8.
To ask the Secretary of State for Social Security what is the latest estimate of the number of people who have taken out appropriate personal pensions.
Just over 3·6 million people have so far taken out appropriate personal pensions.
I warmly welcome what my right hon. Friend says and accept that pensioners on the state pension had an increase of 27 per cent. in real terms between 1979 and 1987. But does my right hon. Friend aggreciate that not everyone regards the state pesion as a top-up and that, despite the Government's generosity and his Department's commitment, many people find it difficult to make ends meet? Will my right hon. Friend try in the next few months to bring forward some imaginative proposals to help people who are in serious difficulties?

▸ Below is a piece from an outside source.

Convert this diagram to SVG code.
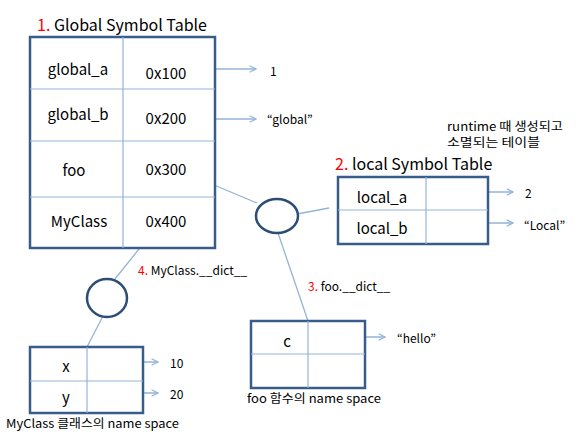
<svg xmlns="http://www.w3.org/2000/svg" width="581" height="445" viewBox="0 0 581 445">
<style>
.box{fill:#fff;stroke:#385d8a;stroke-width:2.5}
.in{stroke:#95b3d7;stroke-width:1.2;fill:none}
.ln{stroke:#95b3d7;stroke-width:1.3;fill:none}
.arr{stroke:#95b3d7;stroke-width:1.3;fill:none;marker-end:url(#ah)}
.circ{fill:#fff;stroke:#2c4d75;stroke-width:2.5}
text{font-family:"Noto Sans CJK KR","Noto Sans",sans-serif;fill:#000}
.c{font-size:15px;text-anchor:middle;dominant-baseline:central}
.s{font-size:12px;dominant-baseline:central}
.h{font-size:16px}
.n{font-size:12px}
.red{fill:#ff0000}
</style>
<defs>
<marker id="ah" viewBox="0 0 10 10" refX="9" refY="5" markerWidth="8" markerHeight="8" markerUnits="userSpaceOnUse" orient="auto">
<path d="M1,1 L9,5 L1,9" fill="none" stroke="#95b3d7" stroke-width="1.5"/>
</marker>
</defs>
<g id="connectors">
<line class="ln" x1="195" y1="177" x2="257" y2="203"/>
<line class="ln" x1="297" y1="214" x2="329" y2="208"/>
<line class="ln" x1="278" y1="233" x2="308" y2="321"/>
<line class="ln" x1="143" y1="244" x2="115" y2="279"/>
<line class="ln" x1="103" y1="316" x2="87" y2="347"/>
<line class="arr" x1="195" y1="69" x2="256" y2="69"/>
<line class="arr" x1="195" y1="119" x2="256" y2="119"/>
<line class="arr" x1="472" y1="192" x2="513" y2="192"/>
<line class="arr" x1="472" y1="223" x2="513" y2="223"/>
<line class="arr" x1="344" y1="337" x2="385" y2="337"/>
<line class="arr" x1="117" y1="362" x2="158" y2="362"/>
<line class="arr" x1="117" y1="393" x2="158" y2="393"/>
</g>
<g id="global-table">
<text class="h" x="37" y="31"><tspan class="red">1.</tspan> Global Symbol Table</text>
<rect class="box" x="30" y="37" width="185" height="211"/>
<line class="in" x1="123" y1="37" x2="123" y2="248"/>
<line class="in" x1="30" y1="89" x2="215" y2="89"/>
<line class="in" x1="30" y1="141" x2="215" y2="141"/>
<line class="in" x1="30" y1="197" x2="215" y2="197"/>
<text class="c" x="78" y="68">global_a</text>
<text class="c" x="166" y="72">0x100</text>
<text class="c" x="78" y="113">global_b</text>
<text class="c" x="166" y="117">0x200</text>
<text class="c" x="74" y="169">foo</text>
<text class="c" x="166" y="168">0x300</text>
<text class="c" x="79" y="220">MyClass</text>
<text class="c" x="166" y="220">0x400</text>
</g>
<g id="values-global">
<text class="s" x="270" y="70">1</text>
<text class="s" x="267" y="118">“global”</text>
</g>
<g id="circle-foo"><ellipse class="circ" cx="277" cy="216" rx="21" ry="17"/></g>
<g id="circle-myclass"><ellipse class="circ" cx="107" cy="298" rx="20" ry="19"/></g>
<g id="local-table">
<text class="n" x="447" y="131" textLength="116" lengthAdjust="spacingAndGlyphs">runtime 때 생성되고</text>
<text class="n" x="447" y="147" textLength="93" lengthAdjust="spacingAndGlyphs">소멸되는 테이블</text>
<text class="h" x="335" y="170"><tspan class="red">2.</tspan> local Symbol Table</text>
<rect class="box" x="338" y="177" width="150" height="67"/>
<line class="in" x1="426" y1="177" x2="426" y2="244"/>
<line class="in" x1="338" y1="210" x2="488" y2="210"/>
<text class="c" x="382" y="196">local_a</text>
<text class="c" x="382" y="227">local_b</text>
<text class="s" x="525" y="192">2</text>
<text class="s" x="524" y="224">“Local”</text>
</g>
<g id="foo-table">
<text class="n" x="308" y="291"><tspan class="red">3.</tspan> foo.__dict__</text>
<rect class="box" x="251" y="321" width="114" height="67"/>
<line class="in" x1="308" y1="321" x2="308" y2="388"/>
<line class="in" x1="251" y1="354" x2="365" y2="354"/>
<text class="c" x="287" y="340">c</text>
<text class="s" x="397" y="337">“hello”</text>
<text class="n" x="247" y="403" textLength="134" lengthAdjust="spacingAndGlyphs">foo 함수의 name space</text>
</g>
<g id="myclass-table">
<text class="n" x="138" y="275"><tspan class="red">4.</tspan> MyClass.__dict__</text>
<rect class="box" x="30" y="347" width="113" height="66"/>
<line class="in" x1="87" y1="347" x2="87" y2="413"/>
<line class="in" x1="30" y1="381" x2="143" y2="381"/>
<text class="c" x="66" y="365">x</text>
<text class="c" x="66" y="396">y</text>
<text class="s" x="170" y="362">10</text>
<text class="s" x="170" y="393">20</text>
<text class="n" x="6" y="428" textLength="173" lengthAdjust="spacingAndGlyphs">MyClass 클래스의 name space</text>
</g>
</svg>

I should make it clear to my hon. Friend that we regard the state basic retirement pension—the national insurance pension—not as a top-up but as the foundation of provision for retirement. That is why we have protected its value. The important point is that personal pensions and occupational pensions are a growing part of people's income in retirement, and we welcome that. We also acknowledge that not everybody has such pensions or savings. It is to that group that we directed an additional £200 million last October. I note my hon. Friend's proper ambition to see the process go further.
Does the Secretary of State share the anxiety of the regulatory body, the Life Assurance and Unit Trust Regulatory Organisation, which has described the advertising of personal pensions as wildly inaccurate? Does he agree with the independent pension investment research consultant who estimated that at least 1 million people will end up with totally indequate pensions because they have opted to leave SERPS? As that deception of 1 million people has been the result of Government legislation, when will the Secretary of State announce his plan to inform those people that their only chance of a decent pension is to return to SERPS?
Obviously, I do not accept the basic thrust of the analysis implied in the hon. Gentleman's question. It was Government legislation, the Financial Services Act 1986, that set up LAUTRO—that is the Life Assurance and Unit Trust Regulatory Organisation—precisely to ensure that advertising of financial services of all types was proper and not misleading. That very fact shows our concern to ensure that people are properly advised.